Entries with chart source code

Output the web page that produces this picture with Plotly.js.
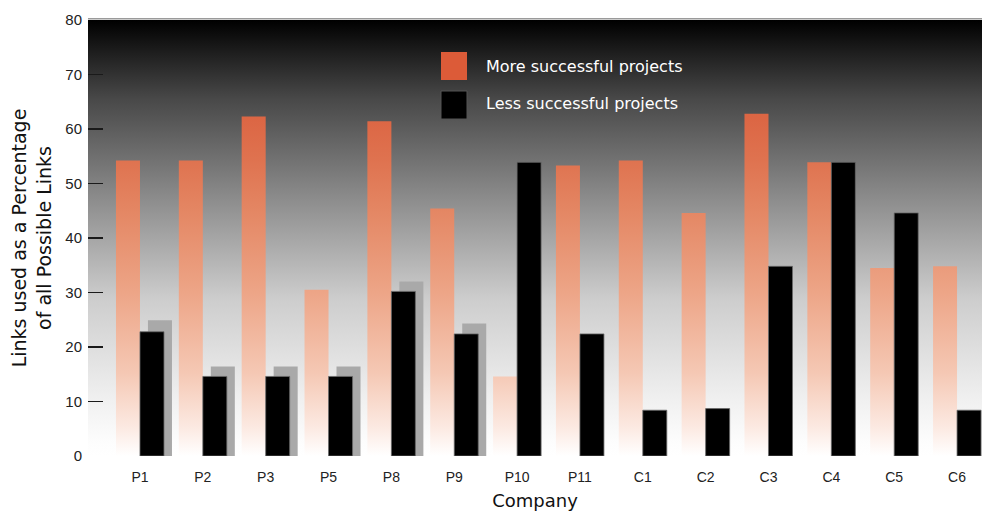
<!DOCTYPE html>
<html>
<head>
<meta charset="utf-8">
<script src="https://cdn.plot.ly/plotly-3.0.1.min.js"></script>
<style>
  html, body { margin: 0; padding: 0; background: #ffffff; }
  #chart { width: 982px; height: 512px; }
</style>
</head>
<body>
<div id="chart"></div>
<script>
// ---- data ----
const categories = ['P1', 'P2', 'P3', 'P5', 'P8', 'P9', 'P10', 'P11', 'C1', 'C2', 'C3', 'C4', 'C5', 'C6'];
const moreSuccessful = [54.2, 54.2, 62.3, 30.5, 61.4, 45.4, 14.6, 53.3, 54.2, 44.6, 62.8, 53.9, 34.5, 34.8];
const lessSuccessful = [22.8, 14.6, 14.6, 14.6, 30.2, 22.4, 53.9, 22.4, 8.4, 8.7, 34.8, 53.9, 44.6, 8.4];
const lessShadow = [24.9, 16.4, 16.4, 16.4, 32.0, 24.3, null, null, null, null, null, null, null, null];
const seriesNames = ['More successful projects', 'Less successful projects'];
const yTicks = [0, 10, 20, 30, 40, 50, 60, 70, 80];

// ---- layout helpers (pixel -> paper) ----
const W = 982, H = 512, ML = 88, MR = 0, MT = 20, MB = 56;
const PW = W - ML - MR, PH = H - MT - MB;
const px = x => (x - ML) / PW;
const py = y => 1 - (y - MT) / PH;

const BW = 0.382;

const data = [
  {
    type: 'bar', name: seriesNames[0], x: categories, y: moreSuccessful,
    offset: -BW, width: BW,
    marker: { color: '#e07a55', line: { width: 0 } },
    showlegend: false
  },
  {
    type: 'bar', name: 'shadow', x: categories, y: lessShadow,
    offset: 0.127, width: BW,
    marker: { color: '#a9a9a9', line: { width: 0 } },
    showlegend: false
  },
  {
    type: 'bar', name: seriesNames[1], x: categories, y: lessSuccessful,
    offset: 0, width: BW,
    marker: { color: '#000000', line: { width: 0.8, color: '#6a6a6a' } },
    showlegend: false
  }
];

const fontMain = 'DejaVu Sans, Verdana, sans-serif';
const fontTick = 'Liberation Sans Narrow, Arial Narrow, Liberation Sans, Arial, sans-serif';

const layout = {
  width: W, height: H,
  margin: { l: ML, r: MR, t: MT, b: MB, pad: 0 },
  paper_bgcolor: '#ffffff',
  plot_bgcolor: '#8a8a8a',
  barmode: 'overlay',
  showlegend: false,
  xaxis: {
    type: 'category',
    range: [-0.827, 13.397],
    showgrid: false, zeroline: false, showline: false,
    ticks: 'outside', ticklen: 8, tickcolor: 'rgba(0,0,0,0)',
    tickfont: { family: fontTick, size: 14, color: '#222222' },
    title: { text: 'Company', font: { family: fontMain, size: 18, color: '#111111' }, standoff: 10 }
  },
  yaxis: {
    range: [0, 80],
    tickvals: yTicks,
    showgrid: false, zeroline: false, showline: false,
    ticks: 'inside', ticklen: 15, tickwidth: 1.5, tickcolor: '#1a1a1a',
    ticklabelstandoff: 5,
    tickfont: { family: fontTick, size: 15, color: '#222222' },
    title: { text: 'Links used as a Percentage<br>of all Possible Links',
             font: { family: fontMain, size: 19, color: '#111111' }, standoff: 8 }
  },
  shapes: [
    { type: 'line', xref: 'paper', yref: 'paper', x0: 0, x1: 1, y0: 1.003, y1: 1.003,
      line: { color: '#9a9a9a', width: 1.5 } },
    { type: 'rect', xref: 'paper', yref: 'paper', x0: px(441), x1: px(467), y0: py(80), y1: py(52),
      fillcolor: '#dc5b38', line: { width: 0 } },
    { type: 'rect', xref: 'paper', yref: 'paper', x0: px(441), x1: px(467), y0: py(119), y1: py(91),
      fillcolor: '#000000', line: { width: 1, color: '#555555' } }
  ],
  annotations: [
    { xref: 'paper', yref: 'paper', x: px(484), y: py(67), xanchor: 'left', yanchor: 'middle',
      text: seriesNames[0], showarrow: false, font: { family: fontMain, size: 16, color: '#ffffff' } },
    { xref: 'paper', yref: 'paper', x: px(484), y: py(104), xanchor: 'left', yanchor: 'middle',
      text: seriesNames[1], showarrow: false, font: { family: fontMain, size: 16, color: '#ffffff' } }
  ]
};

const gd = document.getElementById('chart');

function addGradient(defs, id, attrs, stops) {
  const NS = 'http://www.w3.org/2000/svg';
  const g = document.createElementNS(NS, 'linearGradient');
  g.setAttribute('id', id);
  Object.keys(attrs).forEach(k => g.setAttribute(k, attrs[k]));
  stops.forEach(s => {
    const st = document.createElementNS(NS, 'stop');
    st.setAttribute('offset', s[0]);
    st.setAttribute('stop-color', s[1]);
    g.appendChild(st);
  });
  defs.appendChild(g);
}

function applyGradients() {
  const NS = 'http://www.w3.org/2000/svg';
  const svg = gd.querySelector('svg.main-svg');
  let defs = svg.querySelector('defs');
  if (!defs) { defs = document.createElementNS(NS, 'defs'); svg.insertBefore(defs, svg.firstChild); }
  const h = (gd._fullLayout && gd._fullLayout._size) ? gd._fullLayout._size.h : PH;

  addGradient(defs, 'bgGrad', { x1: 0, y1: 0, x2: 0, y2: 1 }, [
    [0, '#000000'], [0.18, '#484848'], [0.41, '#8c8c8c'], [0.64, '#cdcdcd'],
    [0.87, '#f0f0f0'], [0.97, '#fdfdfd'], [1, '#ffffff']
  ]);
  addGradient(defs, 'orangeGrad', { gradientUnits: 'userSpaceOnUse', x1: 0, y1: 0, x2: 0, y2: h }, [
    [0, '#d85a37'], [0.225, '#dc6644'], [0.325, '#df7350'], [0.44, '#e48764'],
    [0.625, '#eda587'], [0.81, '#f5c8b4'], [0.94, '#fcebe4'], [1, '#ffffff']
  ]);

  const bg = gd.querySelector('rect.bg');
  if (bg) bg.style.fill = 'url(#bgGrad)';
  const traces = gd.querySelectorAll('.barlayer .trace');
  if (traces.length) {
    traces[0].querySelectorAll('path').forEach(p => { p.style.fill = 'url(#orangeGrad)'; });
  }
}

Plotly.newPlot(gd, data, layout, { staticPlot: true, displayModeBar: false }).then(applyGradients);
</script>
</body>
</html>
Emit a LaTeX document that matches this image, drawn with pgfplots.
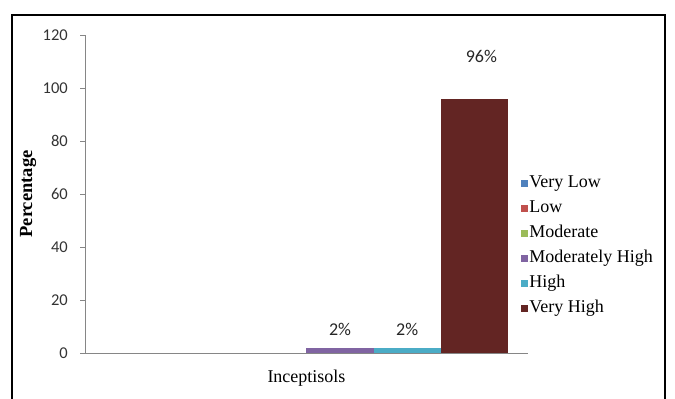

--- What to do ---
Your task is to copy the entries in full and exactly, without any images.

--- Problem solution ---
Output the web page that produces this picture with Plotly.js.
<!DOCTYPE html>
<html>
<head>
<meta charset="utf-8">
<script src="https://cdn.plot.ly/plotly-3.0.1.min.js"></script>
<style>
  html, body { margin: 0; padding: 0; background: #ffffff; }
  #chart { width: 982px; height: 512px; }
</style>
</head>
<body>
<div id="chart"></div>
<script>
// ---- data ----
const categories = ['P1', 'P2', 'P3', 'P5', 'P8', 'P9', 'P10', 'P11', 'C1', 'C2', 'C3', 'C4', 'C5', 'C6'];
const moreSuccessful = [54.2, 54.2, 62.3, 30.5, 61.4, 45.4, 14.6, 53.3, 54.2, 44.6, 62.8, 53.9, 34.5, 34.8];
const lessSuccessful = [22.8, 14.6, 14.6, 14.6, 30.2, 22.4, 53.9, 22.4, 8.4, 8.7, 34.8, 53.9, 44.6, 8.4];
const lessShadow = [24.9, 16.4, 16.4, 16.4, 32.0, 24.3, null, null, null, null, null, null, null, null];
const seriesNames = ['More successful projects', 'Less successful projects'];
const yTicks = [0, 10, 20, 30, 40, 50, 60, 70, 80];

// ---- layout helpers (pixel -> paper) ----
const W = 982, H = 512, ML = 88, MR = 0, MT = 20, MB = 56;
const PW = W - ML - MR, PH = H - MT - MB;
const px = x => (x - ML) / PW;
const py = y => 1 - (y - MT) / PH;

const BW = 0.382;

const data = [
  {
    type: 'bar', name: seriesNames[0], x: categories, y: moreSuccessful,
    offset: -BW, width: BW,
    marker: { color: '#e07a55', line: { width: 0 } },
    showlegend: false
  },
  {
    type: 'bar', name: 'shadow', x: categories, y: lessShadow,
    offset: 0.127, width: BW,
    marker: { color: '#a9a9a9', line: { width: 0 } },
    showlegend: false
  },
  {
    type: 'bar', name: seriesNames[1], x: categories, y: lessSuccessful,
    offset: 0, width: BW,
    marker: { color: '#000000', line: { width: 0.8, color: '#6a6a6a' } },
    showlegend: false
  }
];

const fontMain = 'DejaVu Sans, Verdana, sans-serif';
const fontTick = 'Liberation Sans Narrow, Arial Narrow, Liberation Sans, Arial, sans-serif';

const layout = {
  width: W, height: H,
  margin: { l: ML, r: MR, t: MT, b: MB, pad: 0 },
  paper_bgcolor: '#ffffff',
  plot_bgcolor: '#8a8a8a',
  barmode: 'overlay',
  showlegend: false,
  xaxis: {
    type: 'category',
    range: [-0.827, 13.397],
    showgrid: false, zeroline: false, showline: false,
    ticks: 'outside', ticklen: 8, tickcolor: 'rgba(0,0,0,0)',
    tickfont: { family: fontTick, size: 14, color: '#222222' },
    title: { text: 'Company', font: { family: fontMain, size: 18, color: '#111111' }, standoff: 10 }
  },
  yaxis: {
    range: [0, 80],
    tickvals: yTicks,
    showgrid: false, zeroline: false, showline: false,
    ticks: 'inside', ticklen: 15, tickwidth: 1.5, tickcolor: '#1a1a1a',
    ticklabelstandoff: 5,
    tickfont: { family: fontTick, size: 15, color: '#222222' },
    title: { text: 'Links used as a Percentage<br>of all Possible Links',
             font: { family: fontMain, size: 19, color: '#111111' }, standoff: 8 }
  },
  shapes: [
    { type: 'line', xref: 'paper', yref: 'paper', x0: 0, x1: 1, y0: 1.003, y1: 1.003,
      line: { color: '#9a9a9a', width: 1.5 } },
    { type: 'rect', xref: 'paper', yref: 'paper', x0: px(441), x1: px(467), y0: py(80), y1: py(52),
      fillcolor: '#dc5b38', line: { width: 0 } },
    { type: 'rect', xref: 'paper', yref: 'paper', x0: px(441), x1: px(467), y0: py(119), y1: py(91),
      fillcolor: '#000000', line: { width: 1, color: '#555555' } }
  ],
  annotations: [
    { xref: 'paper', yref: 'paper', x: px(484), y: py(67), xanchor: 'left', yanchor: 'middle',
      text: seriesNames[0], showarrow: false, font: { family: fontMain, size: 16, color: '#ffffff' } },
    { xref: 'paper', yref: 'paper', x: px(484), y: py(104), xanchor: 'left', yanchor: 'middle',
      text: seriesNames[1], showarrow: false, font: { family: fontMain, size: 16, color: '#ffffff' } }
  ]
};

const gd = document.getElementById('chart');

function addGradient(defs, id, attrs, stops) {
  const NS = 'http://www.w3.org/2000/svg';
  const g = document.createElementNS(NS, 'linearGradient');
  g.setAttribute('id', id);
  Object.keys(attrs).forEach(k => g.setAttribute(k, attrs[k]));
  stops.forEach(s => {
    const st = document.createElementNS(NS, 'stop');
    st.setAttribute('offset', s[0]);
    st.setAttribute('stop-color', s[1]);
    g.appendChild(st);
  });
  defs.appendChild(g);
}

function applyGradients() {
  const NS = 'http://www.w3.org/2000/svg';
  const svg = gd.querySelector('svg.main-svg');
  let defs = svg.querySelector('defs');
  if (!defs) { defs = document.createElementNS(NS, 'defs'); svg.insertBefore(defs, svg.firstChild); }
  const h = (gd._fullLayout && gd._fullLayout._size) ? gd._fullLayout._size.h : PH;

  addGradient(defs, 'bgGrad', { x1: 0, y1: 0, x2: 0, y2: 1 }, [
    [0, '#000000'], [0.18, '#484848'], [0.41, '#8c8c8c'], [0.64, '#cdcdcd'],
    [0.87, '#f0f0f0'], [0.97, '#fdfdfd'], [1, '#ffffff']
  ]);
  addGradient(defs, 'orangeGrad', { gradientUnits: 'userSpaceOnUse', x1: 0, y1: 0, x2: 0, y2: h }, [
    [0, '#d85a37'], [0.225, '#dc6644'], [0.325, '#df7350'], [0.44, '#e48764'],
    [0.625, '#eda587'], [0.81, '#f5c8b4'], [0.94, '#fcebe4'], [1, '#ffffff']
  ]);

  const bg = gd.querySelector('rect.bg');
  if (bg) bg.style.fill = 'url(#bgGrad)';
  const traces = gd.querySelectorAll('.barlayer .trace');
  if (traces.length) {
    traces[0].querySelectorAll('path').forEach(p => { p.style.fill = 'url(#orangeGrad)'; });
  }
}

Plotly.newPlot(gd, data, layout, { staticPlot: true, displayModeBar: false }).then(applyGradients);
</script>
</body>
</html>
Emit a LaTeX document that matches this image, drawn with pgfplots.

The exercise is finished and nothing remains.